The change pivots on how SSE events are routed in useBuildStreaming.ts:

  1. Stop strictly filtering events to the parent session ID. Inspect state.metadata.parentSessionId and state.metadata.sessionId on each event.
  2. When the parent emits a task tool-call-start, create a SubagentState entry keyed by the child session ID (from the task tool's metadata once available; buffer events for up to ~2s if a child event arrives first).
  3. Subsequent events with a parentSessionId matching the active Craft session route to the appropriate SubagentState, not the parent transcript.
  4. The parent's task tool card subscribes to its child's SubagentState to render the brief live-status line on the card.

Persistence

Subagent inner tool calls persist as tool_call rows with parent_tool_call_id set to the parent task call's ID and parent_chat_message_id = NULL (per the schema's existing convention for nested calls). No schema changes.

Derivable from existing columns:

  • Subagent typetool_call_arguments.subagent_type on parent.
  • Status — same response-presence heuristic the existing renderer uses.
  • Step countcount(*) WHERE parent_tool_call_id = X, or from the loaded list in memory.

Writer path: child SSE events persist as tool_call rows via the existing tool-call persistence path, with parent_tool_call_id set.

Reader path: on session load, the existing tool_call query returns nested rows. Group by parent_tool_call_id to rebuild the in-memory subagents map.

Components

New / changed:

  • AgentStrip.tsx (new) — conditional element above InputBar. Returns null if no subagents in session.
  • AgentPill.tsx (new) — one pill; click calls openSubagentInPanel.
  • SubagentTab.tsx (new) — body component for kind: "subagent" tabs. Renders the subagent's tool-call list using CraftToolCard.
  • ChatPanel.tsx (changed) — mount AgentStrip above InputBar (the ConnectorBannersRow slot, already cleared by the prep PR).
  • TaskBody.tsx (changed) — slimmed: badge + prompt summary + live step count + final result. Clicking anywhere on the card triggers openSubagentInPanel for the same destination.
  • useBuildSessionStore.ts (changed) — add subagents map, extend PanelTab union with kind: "subagent", add openSubagentInPanel action.
  • useBuildStreaming.ts (changed) — route events by session ID metadata; stop dropping non-parent events; create / update SubagentState entries.
  • parsePacket.ts (changed) — surface parentSessionId and sessionId from state.metadata.
  • OutputPanel.tsx (changed, lightly) — extend the tab-row rendering and body switch to handle kind: "subagent". Tab chrome shows the subagent type badge instead of a file icon.
  • backend/onyx/chat/... (changed) — wherever tool calls are persisted during streaming, persist subagent children as tool_call rows with parent_tool_call_id set. Exact file depends on the existing persistence path; nested writes should already be supported per the schema's prior design.

Edge cases

  • Subagent that produces zero tool calls.
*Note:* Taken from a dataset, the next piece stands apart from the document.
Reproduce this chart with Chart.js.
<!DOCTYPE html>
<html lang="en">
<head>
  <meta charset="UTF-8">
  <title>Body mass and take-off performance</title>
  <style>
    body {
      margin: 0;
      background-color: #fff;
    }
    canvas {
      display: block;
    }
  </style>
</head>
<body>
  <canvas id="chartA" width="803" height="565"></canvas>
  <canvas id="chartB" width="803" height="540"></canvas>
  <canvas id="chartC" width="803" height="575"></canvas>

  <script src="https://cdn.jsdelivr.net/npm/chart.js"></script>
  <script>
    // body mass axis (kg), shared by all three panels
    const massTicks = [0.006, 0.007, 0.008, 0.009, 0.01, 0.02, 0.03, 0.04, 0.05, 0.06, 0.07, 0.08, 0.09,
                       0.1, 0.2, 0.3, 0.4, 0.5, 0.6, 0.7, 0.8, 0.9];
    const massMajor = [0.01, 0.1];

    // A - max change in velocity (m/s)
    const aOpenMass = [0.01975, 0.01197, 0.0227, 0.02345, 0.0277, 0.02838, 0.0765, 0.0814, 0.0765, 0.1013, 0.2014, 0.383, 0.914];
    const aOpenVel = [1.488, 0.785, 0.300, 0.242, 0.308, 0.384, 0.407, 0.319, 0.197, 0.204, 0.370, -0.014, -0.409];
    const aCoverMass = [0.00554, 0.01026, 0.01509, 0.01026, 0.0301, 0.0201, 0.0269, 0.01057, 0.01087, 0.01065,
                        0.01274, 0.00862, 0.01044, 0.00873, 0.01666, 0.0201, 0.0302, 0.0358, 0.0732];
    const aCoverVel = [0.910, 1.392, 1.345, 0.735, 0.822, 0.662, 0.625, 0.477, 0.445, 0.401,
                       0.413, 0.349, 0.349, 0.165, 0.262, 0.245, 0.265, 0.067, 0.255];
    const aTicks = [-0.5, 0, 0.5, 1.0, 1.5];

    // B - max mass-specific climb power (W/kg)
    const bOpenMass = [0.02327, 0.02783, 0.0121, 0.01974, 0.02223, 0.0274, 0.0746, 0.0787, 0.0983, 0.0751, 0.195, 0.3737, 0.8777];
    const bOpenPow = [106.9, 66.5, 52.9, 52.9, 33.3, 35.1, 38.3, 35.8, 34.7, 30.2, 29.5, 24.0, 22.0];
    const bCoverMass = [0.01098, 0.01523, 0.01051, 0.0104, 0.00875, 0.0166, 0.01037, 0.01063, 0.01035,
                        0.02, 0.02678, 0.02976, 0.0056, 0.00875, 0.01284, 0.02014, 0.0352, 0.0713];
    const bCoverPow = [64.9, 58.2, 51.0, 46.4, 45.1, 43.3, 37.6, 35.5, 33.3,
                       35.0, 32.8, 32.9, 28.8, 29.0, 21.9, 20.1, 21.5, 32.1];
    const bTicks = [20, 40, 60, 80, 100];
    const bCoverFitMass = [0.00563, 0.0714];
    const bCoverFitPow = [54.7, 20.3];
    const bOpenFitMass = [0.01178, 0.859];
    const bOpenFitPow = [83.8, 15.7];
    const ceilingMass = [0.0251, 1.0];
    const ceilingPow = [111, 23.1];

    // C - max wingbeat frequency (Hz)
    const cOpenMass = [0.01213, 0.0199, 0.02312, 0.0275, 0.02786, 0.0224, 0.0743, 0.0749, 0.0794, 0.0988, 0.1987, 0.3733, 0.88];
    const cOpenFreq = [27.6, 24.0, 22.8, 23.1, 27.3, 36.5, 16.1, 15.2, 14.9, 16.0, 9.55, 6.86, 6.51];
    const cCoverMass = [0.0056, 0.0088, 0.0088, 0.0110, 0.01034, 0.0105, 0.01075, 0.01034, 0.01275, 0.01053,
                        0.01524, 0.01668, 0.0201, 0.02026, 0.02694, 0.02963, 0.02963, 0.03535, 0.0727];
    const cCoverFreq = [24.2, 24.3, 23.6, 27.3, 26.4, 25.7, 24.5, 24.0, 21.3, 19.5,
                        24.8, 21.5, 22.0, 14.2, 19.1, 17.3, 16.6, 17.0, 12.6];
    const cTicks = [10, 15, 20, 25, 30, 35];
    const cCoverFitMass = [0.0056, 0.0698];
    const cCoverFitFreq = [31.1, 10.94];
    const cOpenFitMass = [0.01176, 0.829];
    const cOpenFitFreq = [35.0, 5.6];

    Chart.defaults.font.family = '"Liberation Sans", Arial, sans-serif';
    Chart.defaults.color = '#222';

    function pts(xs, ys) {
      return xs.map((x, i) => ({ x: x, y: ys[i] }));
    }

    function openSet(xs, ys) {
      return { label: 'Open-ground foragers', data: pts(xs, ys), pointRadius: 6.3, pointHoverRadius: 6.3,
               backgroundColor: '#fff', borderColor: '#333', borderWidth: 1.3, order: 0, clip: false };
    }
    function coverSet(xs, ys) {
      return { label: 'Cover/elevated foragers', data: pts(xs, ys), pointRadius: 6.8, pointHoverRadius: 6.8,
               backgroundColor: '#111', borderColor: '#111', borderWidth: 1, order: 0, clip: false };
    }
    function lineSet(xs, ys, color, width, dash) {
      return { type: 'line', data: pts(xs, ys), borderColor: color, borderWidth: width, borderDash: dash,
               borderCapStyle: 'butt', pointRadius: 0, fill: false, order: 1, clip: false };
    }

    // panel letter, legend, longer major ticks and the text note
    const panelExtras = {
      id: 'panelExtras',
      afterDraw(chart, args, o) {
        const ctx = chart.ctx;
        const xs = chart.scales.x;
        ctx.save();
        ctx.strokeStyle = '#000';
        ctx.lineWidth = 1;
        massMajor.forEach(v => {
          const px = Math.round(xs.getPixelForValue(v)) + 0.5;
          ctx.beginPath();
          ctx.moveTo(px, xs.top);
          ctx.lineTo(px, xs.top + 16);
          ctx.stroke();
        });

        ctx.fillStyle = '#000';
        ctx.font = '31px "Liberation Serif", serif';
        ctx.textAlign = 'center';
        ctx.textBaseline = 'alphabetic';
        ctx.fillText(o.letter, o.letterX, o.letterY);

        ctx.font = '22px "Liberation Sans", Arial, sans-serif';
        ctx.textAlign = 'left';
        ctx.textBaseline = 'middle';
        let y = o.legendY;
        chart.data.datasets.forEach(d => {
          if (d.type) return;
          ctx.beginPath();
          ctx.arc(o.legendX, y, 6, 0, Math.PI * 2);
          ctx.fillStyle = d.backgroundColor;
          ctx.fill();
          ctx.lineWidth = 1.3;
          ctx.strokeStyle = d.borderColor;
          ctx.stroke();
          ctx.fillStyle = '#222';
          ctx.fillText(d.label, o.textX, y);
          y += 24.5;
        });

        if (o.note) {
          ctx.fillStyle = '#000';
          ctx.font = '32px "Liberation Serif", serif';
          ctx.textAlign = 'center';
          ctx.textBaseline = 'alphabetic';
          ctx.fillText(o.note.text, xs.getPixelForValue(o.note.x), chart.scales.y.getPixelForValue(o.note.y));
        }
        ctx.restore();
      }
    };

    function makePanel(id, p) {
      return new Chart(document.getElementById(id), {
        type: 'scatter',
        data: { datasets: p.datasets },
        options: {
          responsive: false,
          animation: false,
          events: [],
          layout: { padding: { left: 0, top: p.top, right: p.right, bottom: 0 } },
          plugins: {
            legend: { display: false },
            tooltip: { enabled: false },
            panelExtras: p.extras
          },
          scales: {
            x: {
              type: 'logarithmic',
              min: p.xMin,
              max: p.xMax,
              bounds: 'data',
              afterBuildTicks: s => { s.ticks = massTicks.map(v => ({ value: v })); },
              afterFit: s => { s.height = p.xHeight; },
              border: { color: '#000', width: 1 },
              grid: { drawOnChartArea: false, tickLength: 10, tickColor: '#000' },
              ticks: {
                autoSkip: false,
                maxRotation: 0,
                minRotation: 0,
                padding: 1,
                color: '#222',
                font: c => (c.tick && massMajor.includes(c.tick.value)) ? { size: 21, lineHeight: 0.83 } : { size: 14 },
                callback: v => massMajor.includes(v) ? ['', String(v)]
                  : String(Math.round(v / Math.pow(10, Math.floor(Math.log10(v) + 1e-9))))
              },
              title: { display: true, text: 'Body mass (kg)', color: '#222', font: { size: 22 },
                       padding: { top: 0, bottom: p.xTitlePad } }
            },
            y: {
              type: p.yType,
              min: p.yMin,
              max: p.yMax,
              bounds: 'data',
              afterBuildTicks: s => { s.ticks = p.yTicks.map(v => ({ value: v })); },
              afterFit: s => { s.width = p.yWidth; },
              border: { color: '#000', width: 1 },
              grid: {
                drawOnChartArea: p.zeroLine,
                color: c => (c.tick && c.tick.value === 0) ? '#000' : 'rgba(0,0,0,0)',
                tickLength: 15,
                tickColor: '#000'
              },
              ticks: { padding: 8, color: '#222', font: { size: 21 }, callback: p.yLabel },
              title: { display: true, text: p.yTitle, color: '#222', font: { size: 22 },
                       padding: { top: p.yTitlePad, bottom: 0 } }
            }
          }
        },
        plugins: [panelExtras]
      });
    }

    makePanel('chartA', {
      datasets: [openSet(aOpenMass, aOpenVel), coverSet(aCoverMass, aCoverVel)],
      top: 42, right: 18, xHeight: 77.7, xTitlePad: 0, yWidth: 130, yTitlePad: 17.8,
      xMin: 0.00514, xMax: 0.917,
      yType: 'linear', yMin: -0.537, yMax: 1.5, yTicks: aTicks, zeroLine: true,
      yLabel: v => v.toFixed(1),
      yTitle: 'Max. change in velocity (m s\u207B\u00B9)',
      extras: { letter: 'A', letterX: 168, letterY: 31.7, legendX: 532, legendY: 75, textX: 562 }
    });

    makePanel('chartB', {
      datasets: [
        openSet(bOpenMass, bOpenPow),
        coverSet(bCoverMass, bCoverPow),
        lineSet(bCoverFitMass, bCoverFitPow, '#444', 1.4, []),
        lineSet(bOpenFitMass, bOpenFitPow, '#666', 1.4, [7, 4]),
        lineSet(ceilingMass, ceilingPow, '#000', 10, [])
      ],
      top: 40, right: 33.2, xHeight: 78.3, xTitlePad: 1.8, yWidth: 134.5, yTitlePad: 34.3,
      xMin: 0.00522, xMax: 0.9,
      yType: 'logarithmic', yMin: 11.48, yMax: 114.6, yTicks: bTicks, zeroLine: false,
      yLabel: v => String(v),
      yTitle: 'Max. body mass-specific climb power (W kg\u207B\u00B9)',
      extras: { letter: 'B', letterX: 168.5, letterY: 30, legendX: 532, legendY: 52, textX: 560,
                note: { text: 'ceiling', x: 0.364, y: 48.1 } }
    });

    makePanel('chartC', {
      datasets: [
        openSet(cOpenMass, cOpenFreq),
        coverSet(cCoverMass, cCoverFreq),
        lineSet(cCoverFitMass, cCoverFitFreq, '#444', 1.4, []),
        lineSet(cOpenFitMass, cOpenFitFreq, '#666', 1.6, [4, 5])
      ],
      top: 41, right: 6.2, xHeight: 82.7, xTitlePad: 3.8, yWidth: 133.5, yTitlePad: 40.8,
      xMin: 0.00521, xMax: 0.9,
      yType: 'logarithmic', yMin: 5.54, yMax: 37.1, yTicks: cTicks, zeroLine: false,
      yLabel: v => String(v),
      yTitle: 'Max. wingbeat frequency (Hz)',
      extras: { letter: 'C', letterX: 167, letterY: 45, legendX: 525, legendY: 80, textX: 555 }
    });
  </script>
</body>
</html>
Subagent tab shows only the final result, no step list. Pill shows step count = 0.
  • Subagent that fails or times out. Pill shows error indicator; tab body renders an error surface above whatever children executed.
  • Subagent whose session ID isn't known yet. First child event tells us; buffer events for up to ~2s if a child event arrives before the parent's task-start metadata is populated.
  • Session restore (page reload mid-run). subagents map restores from the tool_call table on session load. Live updates resume from the SSE stream. Panel tab state persists per the refactor's existing behavior.
  • Click a pill whose subagent is no longer running. Opens the tab normally; transcript fully populated; step count final.
  • Many parallel subagents (4+). Strip wraps to two lines max; further agents condense into a "+N" overflow pill that opens a popover list.
  • No subagents in session. Strip not rendered; chat layout unchanged.
  • A different subagent updates while one is the active tab. The other subagent's pill pulses in the strip; its panel tab (if open) pulses too. No automatic switch; user clicks to switch.

Tests

Single layer: Playwright E2E. The behavior under test spans backend streaming, store routing, persistence, and UI rendering across two surfaces (strip + panel) — anything below E2E mocks the most interesting part of the system.
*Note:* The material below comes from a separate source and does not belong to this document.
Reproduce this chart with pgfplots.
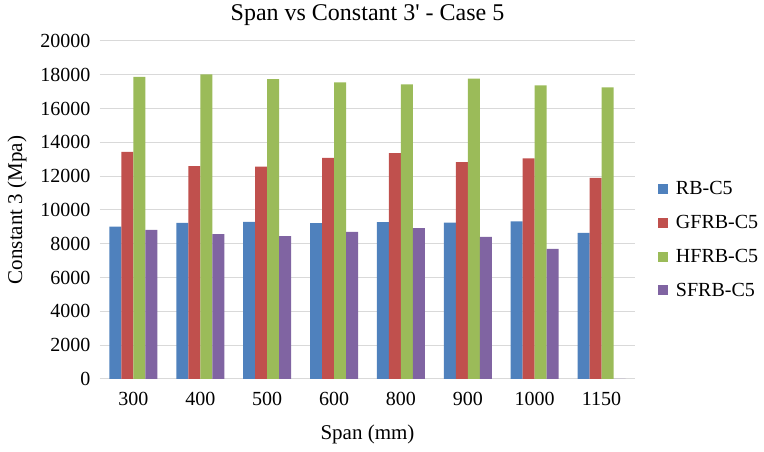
\documentclass[border=0pt]{standalone}
\usepackage{pgfplots}
\pgfplotsset{compat=1.18}
\usepackage{fontspec}
\setmainfont{Liberation Serif}
\definecolor{cb}{HTML}{4F81BD}
\definecolor{cr}{HTML}{C0504D}
\definecolor{cg}{HTML}{9BBB59}
\definecolor{cp}{HTML}{8064A2}
\definecolor{gridc}{HTML}{D9D9D9}
\begin{document}
\begin{tikzpicture}
\begin{axis}[
  scale only axis, width=535pt, height=338pt,
  ybar=0pt, bar width=12pt,
  xmin=-0.5, xmax=7.5, ymin=0, ymax=20000,
  xtick=data, xticklabels={300,400,500,600,800,900,1000,1150},
  ytick={0,2000,...,20000},
  scaled y ticks=false,
  /pgf/number format/assume math mode=true,
  yticklabel style={/pgf/number format/1000 sep={}, xshift=-6pt},
  xticklabel style={yshift=-10pt},
  tick label style={font=\fontsize{20}{22}\selectfont},
  major tick length=0pt,
  ymajorgrids, grid style={gridc, line width=1pt},
  axis x line*=bottom, axis y line*=left,
  x axis line style={gridc, line width=1pt, -},
  y axis line style={draw=none},
  title={Span vs Constant 3\textquotesingle{} - Case 5},
  title style={font=\fontsize{24}{27}\selectfont, yshift=6pt},
  xlabel={Span (mm)}, ylabel={Constant 3 (Mpa)},
  label style={font=\fontsize{21}{24}\selectfont},
  xlabel style={yshift=-12pt},
  ylabel style={yshift=7pt},
  legend style={at={(1.037,0.596)}, anchor=north west, draw=none,
    font=\fontsize{20}{22}\selectfont, row sep=15pt,
    nodes={inner xsep=8pt}},
  legend cell align=left,
  legend image code/.code={\fill[#1] (0pt,-5pt) rectangle (10pt,5pt);},
]
\addplot[fill=cb, draw=none] coordinates {(0,9020) (1,9240) (2,9300) (3,9220) (4,9280) (5,9260) (6,9320) (7,8650)};
\addplot[fill=cr, draw=none] coordinates {(0,13440) (1,12600) (2,12560) (3,13090) (4,13370) (5,12830) (6,13050) (7,11900)};
\addplot[fill=cg, draw=none] coordinates {(0,17870) (1,18030) (2,17750) (3,17550) (4,17430) (5,17770) (6,17370) (7,17260)};
\addplot[fill=cp, draw=none] coordinates {(0,8830) (1,8570) (2,8450) (3,8710) (4,8920) (5,8410) (6,7700) (7,0)};
\legend{RB-C5,GFRB-C5,HFRB-C5,SFRB-C5}
\end{axis}
\pgfresetboundingbox
\path (-100pt,-73pt) rectangle (664pt,379pt);
\end{tikzpicture}
\end{document}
web/tests/e2e/craft-subagents-view.spec.ts — drive a Craft conversation that dispatches a subagent (the test_subagent_task_tool.py integration prompt is a good source). Assert:

  1. A task card appears in the main transcript with a live status line.
  2. The AgentStrip appears above the input bar with a pill for the subagent.
  3. Clicking the pill opens the side panel (if closed) and adds a transient kind: "subagent" tab; tab activates; subagent transcript renders.
  4. The main chat stays visible and continues to scroll normally.
  5. The subagent's tool calls populate the panel tab as they stream.
  6. Closing the tab (× on hover) removes the tab but keeps the subagent in the strip (so the user can reopen).
  7. Reloading the page mid-conversation restores the strip and lets the user reopen the subagent's transcript from the DB.
  8. On the subagent's completion, the pill shows a checkmark and the final step count.

No unit tests proposed: the SSE routing change is too thin to be worth a unit harness. No external-dependency unit tests proposed: the persistence path is straightforward DB writes the E2E exercises end-to-end.